The reality is that the federal government is going to spend more-in fact, whatever it takes-in the next years to reverse the effects of the Toxic Twins.
Is that a terrible situation to be in? Yes. But it is what it is.
That said, I think its worth considering whether to funnel some of this money to unfreeze the credit of the consumers who are not deadbeats and who will use the money and financial flexibility in a way that helps the overall economy.
Restructuring a mortgage with a balance of $500K on a house that is now worth only $300K through no fault of the homeowner who is still throwing good money after bad by continuing to pay the $500K mortgage rather than walking away, seems to me, has a very different economic and moral impact than buying the paper of a deadbeat who put no money down, made very few payments, and walked away.
For one thing, all the people making payments on upside-down mortgages right now have, in effect, lost every penny of their downpayment unless and until decades from now the real estate market recovers on its own.

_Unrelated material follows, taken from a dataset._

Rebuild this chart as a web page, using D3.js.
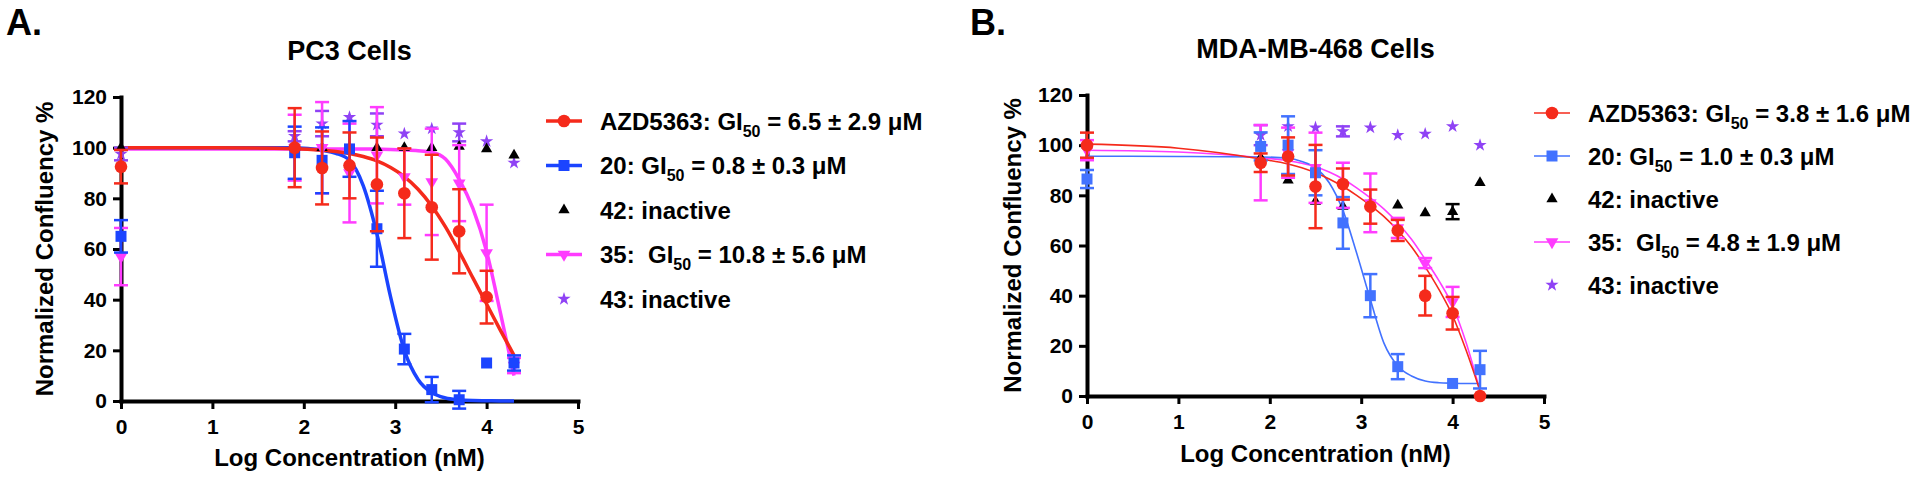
<!DOCTYPE html>
<html>
<head>
<meta charset="utf-8">
<title>PC3 / MDA-MB-468 confluency</title>
<style>
    body { margin: 0; background: #fff; }
    text { font-family: "Liberation Sans", Arial, sans-serif; font-weight: bold; fill: #000; }
    .axis path, .axis line { stroke: #000; }
    .axis .domain { stroke-width: 4px; stroke-linecap: square; }
    .axis .tick line { stroke-width: 3px; }
    .axis text { font-size: 21px; }
</style>
<script src="https://cdn.jsdelivr.net/npm/d3@7"></script>
</head>
<body>
<svg id="chart" width="1920" height="482"></svg>
<script>
// log concentration (nM) of the measured points
var logConc = [0, 1.9, 2.2, 2.5, 2.8, 3.1, 3.4, 3.7, 4.0, 4.3];
var xTicks = [0, 1, 2, 3, 4, 5];
var yTicks = [0, 20, 40, 60, 80, 100, 120];

// PC3 cells: mean and SD, null = not shown
var pc3AZD = [92.5, 100, 92, 93, 85.5, 82, 76.5, 67, 41, null];
var pc3AZDErr = [6.6, 15.6, 14.4, 13, 18.5, 17.7, 20.7, 16.6, 10.4, null];
var pc320 = [65, 98, 95, 99.5, 68, 20.5, 4.5, 0.5, 15, 15];
var pc320Err = [6.4, 10.3, 13, 11, 15, 6, 5, 3.5, 0, 3];
var pc335 = [57, 100, 100, 90, 97, 88.5, 86.5, 86, 58.5, 14];
var pc335Err = [11.3, 13, 18, 19.5, 19, 11, 21, 15, 19, 3];
var pc342 = [100, 100, 100, 100, 100, 100, 100, 100.5, 99.5, 97];
var pc342Err = [0, 0, 0, 0, 0, 0, 0, 0, 0, 0];
var pc343 = [97.5, 104.5, 109.5, 112, 109, 105.5, 107.5, 106, 102.5, 94];
var pc343Err = [2.5, 2, 5, 0, 4.5, 0, 0, 3.5, 0, 0];

// MDA-MB-468 cells
var mdaAZD = [100, 93, 95.5, 83.5, 84.5, 75.5, 66, 40, 33, 0];
var mdaAZDErr = [5, 3.7, 7.6, 16.6, 6.2, 6.8, 4.2, 7.9, 6.5, 0];
var mda20 = [86.5, 99.5, 100, 89, 69, 40, 11.7, null, 5, 10.5];
var mda20Err = [3.6, 5.6, 11.5, 9, 10.3, 8.6, 5, null, 0, 7.5];
var mda35 = [98, 93, 97, 91, 84, 77, 67, 53, 37.5, null];
var mda35Err = [4, 15, 10, 14, 9, 11.7, 4, 2, 6, null];
var mda42 = [100, 95, 86, 77.5, 75.5, 77, 76, 73, 73.5, 85];
var mda42Err = [0, 0, 0, 0, 0, 0, 0, 0, 3, 0];
var mda43 = [100, 104, 107.5, 107, 105.5, 107, 104, 104.5, 107.5, 100];
var mda43Err = [0, 4, 0, 0, 2, 0, 0, 0, 0, 0];

// fitted curves at these x positions
var fitX = [0, 1, 1.9, 2.2, 2.35, 2.5, 2.65, 2.8, 2.95, 3.1, 3.25, 3.4, 3.55, 3.7, 3.85, 4.0, 4.15, 4.3];
var pc3FitAZD = [100, 100, 99.6, 99, 98.5, 97.7, 96.5, 94.8, 92.2, 88.6, 83.6, 77, 68.7, 59, 48.6, 38.3, 28, 18];
var pc3Fit20 = [100, 100, 100, 99, 97.8, 95, 85, 66, 41, 20, 8.5, 3.3, 1.2, 0.5, 0.2, 0.1, 0, 0];
var pc3Fit35 = [99.5, 99.5, 99.5, 99.5, 99.5, 99.5, 99.5, 99.4, 99.3, 99.1, 98.8, 98.2, 95.5, 87.5, 76, 59, 35, 10];
var mdaFitAZD = [100.4, 98.8, 94.5, 92.5, 91, 89, 86.5, 83.5, 80, 76, 71.5, 66, 59.5, 51.5, 42.5, 32, 18, 2];
var mdaFit20 = [95.6, 95.5, 95.3, 94.8, 93.5, 91, 85, 74, 57, 38.5, 21, 12, 8, 6, 5.3, 5.1, 5, 5];
var mdaFit35 = [98, 97.3, 95, 93.8, 92.8, 91.4, 89.3, 86.5, 83, 79, 74.5, 69, 62.5, 54.5, 46, 36, 21, 2];

// legend labels: [before subscript, subscript, after]
var pc3Legend = [["AZD5363: GI", "50", " = 6.5 ± 2.9 μM"], ["20: GI", "50", " = 0.8 ± 0.3 μM"], ["42: inactive"],
    ["35:  GI", "50", " = 10.8 ± 5.6 μM"], ["43: inactive"]];
var mdaLegend = [["AZD5363: GI", "50", " = 3.8 ± 1.6 μM"], ["20: GI", "50", " = 1.0 ± 0.3 μM"], ["42: inactive"],
    ["35:  GI", "50", " = 4.8 ± 1.9 μM"], ["43: inactive"]];

var RED = "#f52a1b", MAGENTA = "#ff3cff", PURPLE = "#8f42f5", BLACK = "#000";

var svg = d3.select("#chart");

function markerPath(shape) {
    if (shape == "circle") return d3.symbol(d3.symbolCircle, 125)();
    if (shape == "square") return d3.symbol(d3.symbolSquare, 121)();
    if (shape == "triangle") return d3.symbol(d3.symbolTriangle, 55)();
    if (shape == "down") return d3.symbol(d3.symbolTriangle, 70)();
    return d3.symbol(d3.symbolStar, 55)();
}

function drawPanel(p) {
    var x = d3.scaleLinear().domain([0, 5]).range([p.left, p.right]);
    var y = d3.scaleLinear().domain([0, 120]).range([p.bottom, p.top]);
    var g = svg.append("g");

    g.append("text").attr("x", p.letterX).attr("y", 35).style("font-size", "36px").text(p.letter);
    g.append("text").attr("x", (p.left + p.right) / 2).attr("y", p.titleY)
        .attr("text-anchor", "middle").style("font-size", "27px").text(p.title);

    g.append("g").attr("class", "axis").attr("transform", "translate(0," + p.bottom + ")")
        .call(d3.axisBottom(x).tickValues(xTicks).tickFormat(d3.format("d")).tickSize(8).tickSizeOuter(0).tickPadding(10));
    g.append("g").attr("class", "axis").attr("transform", "translate(" + p.left + ",0)")
        .call(d3.axisLeft(y).tickValues(yTicks).tickSize(8).tickSizeOuter(0).tickPadding(6));

    g.append("text").attr("x", (p.left + p.right) / 2).attr("y", p.xTitleY)
        .attr("text-anchor", "middle").style("font-size", "24px").text("Log Concentration (nM)");
    g.append("text").attr("transform", "translate(" + p.yTitleX + "," + (p.top + p.bottom) / 2 + ") rotate(-90)")
        .attr("text-anchor", "middle").style("font-size", "24px").text("Normalized Confluency %");

    // fitted curves
    var line = d3.line().x(function(d) { return x(d[0]); }).y(function(d) { return y(d[1]); }).curve(d3.curveMonotoneX);
    p.series.forEach(function(s) {
        if (!s.fit) return;
        var pts = fitX.map(function(v, i) { return [v, s.fit[i]]; });
        g.append("path").datum(pts).attr("fill", "none").attr("stroke", s.color)
            .attr("stroke-width", p.curveWidth).attr("d", line);
    });

    // error bars and markers
    p.series.forEach(function(s) {
        var pts = logConc.map(function(v, i) { return { x: v, m: s.mean[i], e: s.err[i] }; })
            .filter(function(d) { return d.m != null; });
        var eb = g.append("g").attr("stroke", s.color).attr("stroke-width", 2.5);
        pts.filter(function(d) { return d.e > 0; }).forEach(function(d) {
            var cx = x(d.x);
            eb.append("line").attr("x1", cx).attr("x2", cx).attr("y1", y(d.m - d.e)).attr("y2", y(d.m + d.e));
            [d.m - d.e, d.m + d.e].forEach(function(v) {
                eb.append("line").attr("x1", cx - 7).attr("x2", cx + 7).attr("y1", y(v)).attr("y2", y(v));
            });
        });
        g.selectAll(null).data(pts).enter().append("path")
            .attr("d", markerPath(s.shape)).attr("fill", s.color)
            .attr("transform", function(d) {
                return "translate(" + x(d.x) + "," + y(d.m) + ")" + (s.shape == "down" ? " rotate(180)" : "");
            });
    });

    // legend
    p.legendOrder.forEach(function(si, row) {
        var s = p.series[si];
        var ly = p.legendY + row * p.legendStep;
        if (s.fit) {
            g.append("line").attr("x1", p.legendX - 18).attr("x2", p.legendX + 18).attr("y1", ly).attr("y2", ly)
                .attr("stroke", s.color).attr("stroke-width", p.curveWidth);
        }
        g.append("path").attr("d", markerPath(s.shape)).attr("fill", s.color)
            .attr("transform", "translate(" + p.legendX + "," + ly + ")" + (s.shape == "down" ? " rotate(180)" : ""));
        var lab = p.legend[row];
        var t = g.append("text").attr("x", p.legendX + 36).attr("y", ly + 8.5)
            .style("font-size", "24px").style("white-space", "pre");
        t.append("tspan").text(lab[0]);
        if (lab.length > 1) {
            t.append("tspan").attr("dy", 7).style("font-size", "16px").text(lab[1]);
            t.append("tspan").attr("dy", -7).text(lab[2]);
        }
    });
}

// draw order: stars, triangles, 35, 20, AZD5363 on top
drawPanel({
    letter: "A.", letterX: 6, title: "PC3 Cells", titleY: 60,
    left: 121, right: 578, top: 97, bottom: 401, xTitleY: 466, yTitleX: 53,
    curveWidth: 3.5, legendX: 564, legendY: 121, legendStep: 44.5, legend: pc3Legend,
    series: [
        { mean: pc343, err: pc343Err, color: PURPLE, shape: "star" },
        { mean: pc342, err: pc342Err, color: BLACK, shape: "triangle" },
        { mean: pc335, err: pc335Err, color: MAGENTA, shape: "down", fit: pc3Fit35 },
        { mean: pc320, err: pc320Err, color: "#1b44ff", shape: "square", fit: pc3Fit20 },
        { mean: pc3AZD, err: pc3AZDErr, color: RED, shape: "circle", fit: pc3FitAZD }
    ],
    legendOrder: [4, 3, 1, 2, 0]
});

drawPanel({
    letter: "B.", letterX: 970, title: "MDA-MB-468 Cells", titleY: 58,
    left: 1087, right: 1544, top: 95, bottom: 396, xTitleY: 462, yTitleX: 1021,
    curveWidth: 1.6, legendX: 1552, legendY: 113, legendStep: 43, legend: mdaLegend,
    series: [
        { mean: mda43, err: mda43Err, color: PURPLE, shape: "star" },
        { mean: mda42, err: mda42Err, color: BLACK, shape: "triangle" },
        { mean: mda35, err: mda35Err, color: MAGENTA, shape: "down", fit: mdaFit35 },
        { mean: mda20, err: mda20Err, color: "#4272ff", shape: "square", fit: mdaFit20 },
        { mean: mdaAZD, err: mdaAZDErr, color: RED, shape: "circle", fit: mdaFitAZD }
    ],
    legendOrder: [4, 3, 1, 2, 0]
});
</script>
</body>
</html>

The subprime borrower loses NOTHING in any of this. Oh, sure, theres the sob story that they lost their home. I call BS on that most of the time. They had to move to a different abode, thats it. When you dont even have a penny in the house, how is that different emotionally from being evicted from a rental apartment?
But the people who make this economy work, those who put tens of thousands of dollars down, or more so as to be wise and not pay PMI,on their home purchases have at this moment lost every single penny of that cash because of FANNIE and FREDDIE and the Rats push for subprime loans.
This loss was not caused by normal market forces-so its not pay your money and take your chances. It was directly and indisputably caused by the U.S. GOVERNMENT through the DEMOCRAT party.
They caused, maybe they should fix it.
http://www.freerepublic.com/focus/news/2100113/posts?page=93#93
I hadn’t thought of it that way. You have a good point.